Required work:
Skip all pictures. Write out the data below from its first line through the line that contains "const yTicks = [10, 100, 500]".

——

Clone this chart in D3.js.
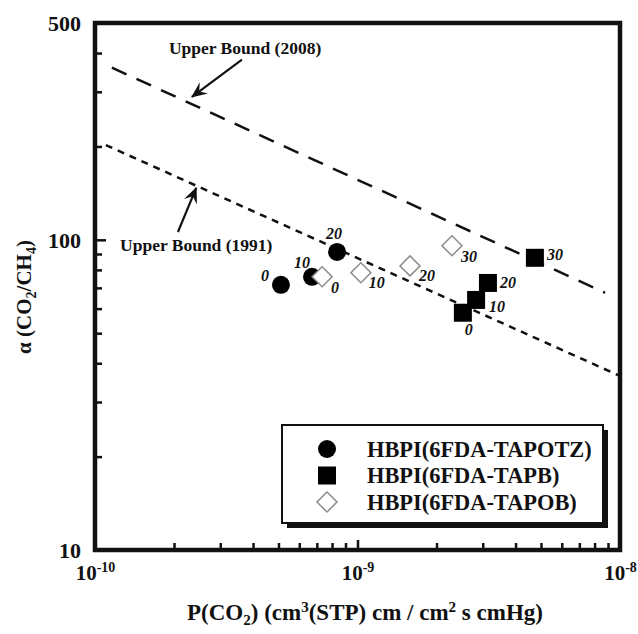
<!DOCTYPE html>
<html>
<head>
<meta charset="utf-8">
<script src="https://cdn.jsdelivr.net/npm/d3@7"></script>
<style>
  body { margin: 0; background: #fff; }
</style>
</head>
<body>
<svg id="chart" width="638" height="634"></svg>
<script>
// data: P(CO2) and alpha(CO2/CH4), with loading labels
const tapotzP = [5.11e-10, 6.71e-10, 8.36e-10]
const tapotzA = [71.6, 76.0, 91.4]
const tapotzLab = ['0', '10', '20']

const tapbP = [2.52e-9, 2.83e-9, 3.14e-9, 4.74e-9]
const tapbA = [58.2, 64.0, 72.6, 87.5]
const tapbLab = ['0', '10', '20', '30']

const tapobP = [7.33e-10, 1.03e-9, 1.585e-9, 2.29e-9]
const tapobA = [76.0, 78.3, 82.4, 95.7]
const tapobLab = ['0', '10', '20', '30']

// upper bound lines (end points)
const bound2008 = [[1.16e-10, 359], [8.77e-9, 67.5]]
const bound1991 = [[1.10e-10, 202], [1e-8, 36.4]]

const seriesNames = ['HBPI(6FDA-TAPOTZ)', 'HBPI(6FDA-TAPB)', 'HBPI(6FDA-TAPOB)']
const xTicks = [1e-10, 1e-9, 1e-8]
const yTicks = [10, 100, 500]

const FONT = '"Liberation Serif", "Times New Roman", Times, "DejaVu Serif", serif'

const svg = d3.select('#chart')
  .attr('font-family', FONT)
  .attr('font-weight', 'bold')
const margin = { top: 23, right: 18, bottom: 84, left: 95 }
const width = 638 - margin.left - margin.right
const height = 634 - margin.top - margin.bottom

const x = d3.scaleLog().domain([1e-10, 1e-8]).range([0, width])
const y = d3.scaleLog().domain([10, 500]).range([height, 0])

const g = svg.append('g').attr('transform', `translate(${margin.left},${margin.top})`)

// all minor + major ticks
const xAll = []
for (let e = -10; e < -8; e++) for (let m = 1; m < 10; m++) xAll.push(m * Math.pow(10, e))
xAll.push(1e-8)
const yAll = []
for (let m = 1; m < 10; m++) yAll.push(m * 10)
for (let m = 1; m <= 5; m++) yAll.push(m * 100)

// y axis (ticks pointing inward)
const gy = g.append('g')
  .call(d3.axisLeft(y).tickValues(yAll).tickSize(-7).tickFormat(''))
gy.attr('font-family', FONT)
gy.select('.domain').remove()
gy.selectAll('.tick line')
  .attr('x2', d => (yTicks.includes(d) ? 11 : 7))
  .attr('stroke', '#111')
  .attr('stroke-width', 2.5)
gy.selectAll('.tick')
  .filter(d => yTicks.includes(d))
  .append('text')
  .attr('x', -14)
  .attr('dy', '0.35em')
  .attr('text-anchor', 'end')
  .attr('font-size', 22)
  .attr('fill', '#111')
  .text(d => d)

// x axis
const gx = g.append('g')
  .attr('transform', `translate(0,${height})`)
  .call(d3.axisBottom(x).tickValues(xAll).tickSize(-7).tickFormat(''))
gx.attr('font-family', FONT)
gx.select('.domain').remove()
gx.selectAll('.tick line')
  .attr('y2', d => (xTicks.some(t => Math.abs(t - d) / t < 1e-6) ? -10 : -7))
  .attr('stroke', '#111')
  .attr('stroke-width', 2.5)
const xl = gx.selectAll('.tick')
  .filter(d => xTicks.some(t => Math.abs(t - d) / t < 1e-6))
  .append('text')
  .attr('y', 30)
  .attr('text-anchor', 'middle')
  .attr('font-size', 21)
  .attr('fill', '#111')
xl.append('tspan').text('10')
xl.append('tspan')
  .attr('dy', -8)
  .attr('font-size', 14)
  .text(d => Math.round(Math.log10(d)))

// frame
g.append('rect')
  .attr('width', width)
  .attr('height', height)
  .attr('fill', 'none')
  .attr('stroke', '#111')
  .attr('stroke-width', 4.5)

// upper bound lines
const line = d3.line().x(d => x(d[0])).y(d => y(d[1]))
g.append('path')
  .datum(bound2008)
  .attr('d', line)
  .attr('fill', 'none')
  .attr('stroke', '#111')
  .attr('stroke-width', 2.5)
  .attr('stroke-dasharray', '16,11')
g.append('path')
  .datum(bound1991)
  .attr('d', line)
  .attr('fill', 'none')
  .attr('stroke', '#111')
  .attr('stroke-width', 2.5)
  .attr('stroke-dasharray', '7,6')

// annotations
svg.append('defs').append('marker')
  .attr('id', 'arrow')
  .attr('viewBox', '0 0 16 14')
  .attr('refX', 15)
  .attr('refY', 7)
  .attr('markerWidth', 16)
  .attr('markerHeight', 14)
  .attr('markerUnits', 'userSpaceOnUse')
  .attr('orient', 'auto')
  .append('path')
  .attr('d', 'M0,0 L16,7 L0,14 L6,7 Z')
  .attr('fill', '#111')

const notes = [
  { text: 'Upper Bound (2008)', at: [3.73e-10, 416], from: [3.63e-10, 381], to: [2.34e-10, 289] },
  { text: 'Upper Bound (1991)', at: [2.43e-10, 96.4], from: [2.07e-10, 106], to: [2.43e-10, 147] },
]
notes.forEach(n => {
  g.append('text')
    .attr('x', x(n.at[0]))
    .attr('y', y(n.at[1]))
    .attr('dy', '0.35em')
    .attr('text-anchor', 'middle')
    .attr('font-size', 17.5)
    .attr('fill', '#111')
    .text(n.text)
  g.append('line')
    .attr('x1', x(n.from[0]))
    .attr('y1', y(n.from[1]))
    .attr('x2', x(n.to[0]))
    .attr('y2', y(n.to[1]))
    .attr('stroke', '#111')
    .attr('stroke-width', 2.2)
    .attr('marker-end', 'url(#arrow)')
})

// points
const symCircle = d3.symbol(d3.symbolCircle, 254)
const symSquare = d3.symbol(d3.symbolSquare, 324)
const symDiamond = d3.symbol(d3.symbolSquare, 200)

const pts = (P, A, L) => P.map((p, i) => ({ p, a: A[i], lab: L[i] }))

const labelOffsets = {
  tapotz: [[-16, -9], [-10, -14], [-3, -19]],
  tapb: [[6, 17], [21, 6], [20, -1], [20, -3]],
  tapob: [[13, 11], [16, 10], [17, 10], [17, 11]],
}

g.selectAll('.tapotz')
  .data(pts(tapotzP, tapotzA, tapotzLab))
  .enter()
  .append('path')
  .attr('class', 'tapotz')
  .attr('d', symCircle)
  .attr('transform', d => `translate(${x(d.p)},${y(d.a)})`)
  .attr('fill', '#000')

g.selectAll('.tapb')
  .data(pts(tapbP, tapbA, tapbLab))
  .enter()
  .append('path')
  .attr('class', 'tapb')
  .attr('d', symSquare)
  .attr('transform', d => `translate(${x(d.p)},${y(d.a)})`)
  .attr('fill', '#000')

g.selectAll('.tapob')
  .data(pts(tapobP, tapobA, tapobLab))
  .enter()
  .append('path')
  .attr('class', 'tapob')
  .attr('d', symDiamond)
  .attr('transform', d => `translate(${x(d.p)},${y(d.a)}) rotate(45)`)
  .attr('fill', '#fff')
  .attr('stroke', '#8c8c8c')
  .attr('stroke-width', 1.5)

// point labels
const addLabels = (key, data) => {
  g.selectAll('.lab-' + key)
    .data(data)
    .enter()
    .append('text')
    .attr('class', 'lab-' + key)
    .attr('x', (d, i) => x(d.p) + labelOffsets[key][i][0])
    .attr('y', (d, i) => y(d.a) + labelOffsets[key][i][1])
    .attr('dy', '0.35em')
    .attr('text-anchor', 'middle')
    .attr('font-size', 16)
    .attr('font-style', 'italic')
    .attr('fill', '#111')
    .text(d => d.lab)
}
addLabels('tapotz', pts(tapotzP, tapotzA, tapotzLab))
addLabels('tapb', pts(tapbP, tapbA, tapbLab))
addLabels('tapob', pts(tapobP, tapobA, tapobLab))

// legend
const legend = svg.append('g').attr('transform', 'translate(282,425)')
legend.append('rect')
  .attr('x', 5).attr('y', 5)
  .attr('width', 321).attr('height', 98)
  .attr('fill', '#111')
legend.append('rect')
  .attr('width', 321).attr('height', 98)
  .attr('fill', '#fff')
  .attr('stroke', '#111')
  .attr('stroke-width', 2)

const legendSyms = [
  { sym: symCircle, fill: '#000', stroke: 'none', rot: 0 },
  { sym: symSquare, fill: '#000', stroke: 'none', rot: 0 },
  { sym: symDiamond, fill: '#fff', stroke: '#8c8c8c', rot: 45 },
]
seriesNames.forEach((name, i) => {
  const row = legend.append('g').attr('transform', `translate(0,${24 + i * 26.5})`)
  row.append('path')
    .attr('d', legendSyms[i].sym)
    .attr('transform', `translate(45,0) rotate(${legendSyms[i].rot})`)
    .attr('fill', legendSyms[i].fill)
    .attr('stroke', legendSyms[i].stroke)
    .attr('stroke-width', 1.5)
  row.append('text')
    .attr('x', 85)
    .attr('dy', '0.35em')
    .attr('font-size', 22.4)
    .attr('fill', '#111')
    .text(name)
})

// axis titles
const yt = svg.append('text')
  .attr('transform', 'translate(31,297) rotate(-90)')
  .attr('text-anchor', 'middle')
  .attr('font-size', 21)
  .attr('fill', '#111')
yt.append('tspan').text('α (CO')
yt.append('tspan').attr('dy', 5).attr('font-size', 14).text('2')
yt.append('tspan').attr('dy', -5).text('/CH')
yt.append('tspan').attr('dy', 5).attr('font-size', 14).text('4')
yt.append('tspan').attr('dy', -5).text(')')

const xt = svg.append('text')
  .attr('x', 365)
  .attr('y', 620)
  .attr('text-anchor', 'middle')
  .attr('font-size', 23)
  .attr('fill', '#111')
xt.append('tspan').text('P(CO')
xt.append('tspan').attr('dy', 5).attr('font-size', 15).text('2')
xt.append('tspan').attr('dy', -5).text(') (cm')
xt.append('tspan').attr('dy', -8).attr('font-size', 15).text('3')
xt.append('tspan').attr('dy', 8).text('(STP) cm / cm')
xt.append('tspan').attr('dy', -8).attr('font-size', 15).text('2')
xt.append('tspan').attr('dy', 8).text(' s cmHg)')
</script>
</body>
</html>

——

Exercise result:
Clone this chart in D3.js.
<!DOCTYPE html>
<html>
<head>
<meta charset="utf-8">
<script src="https://cdn.jsdelivr.net/npm/d3@7"></script>
<style>
  body { margin: 0; background: #fff; }
</style>
</head>
<body>
<svg id="chart" width="638" height="634"></svg>
<script>
// data: P(CO2) and alpha(CO2/CH4), with loading labels
const tapotzP = [5.11e-10, 6.71e-10, 8.36e-10]
const tapotzA = [71.6, 76.0, 91.4]
const tapotzLab = ['0', '10', '20']

const tapbP = [2.52e-9, 2.83e-9, 3.14e-9, 4.74e-9]
const tapbA = [58.2, 64.0, 72.6, 87.5]
const tapbLab = ['0', '10', '20', '30']

const tapobP = [7.33e-10, 1.03e-9, 1.585e-9, 2.29e-9]
const tapobA = [76.0, 78.3, 82.4, 95.7]
const tapobLab = ['0', '10', '20', '30']

// upper bound lines (end points)
const bound2008 = [[1.16e-10, 359], [8.77e-9, 67.5]]
const bound1991 = [[1.10e-10, 202], [1e-8, 36.4]]

const seriesNames = ['HBPI(6FDA-TAPOTZ)', 'HBPI(6FDA-TAPB)', 'HBPI(6FDA-TAPOB)']
const xTicks = [1e-10, 1e-9, 1e-8]
const yTicks = [10, 100, 500]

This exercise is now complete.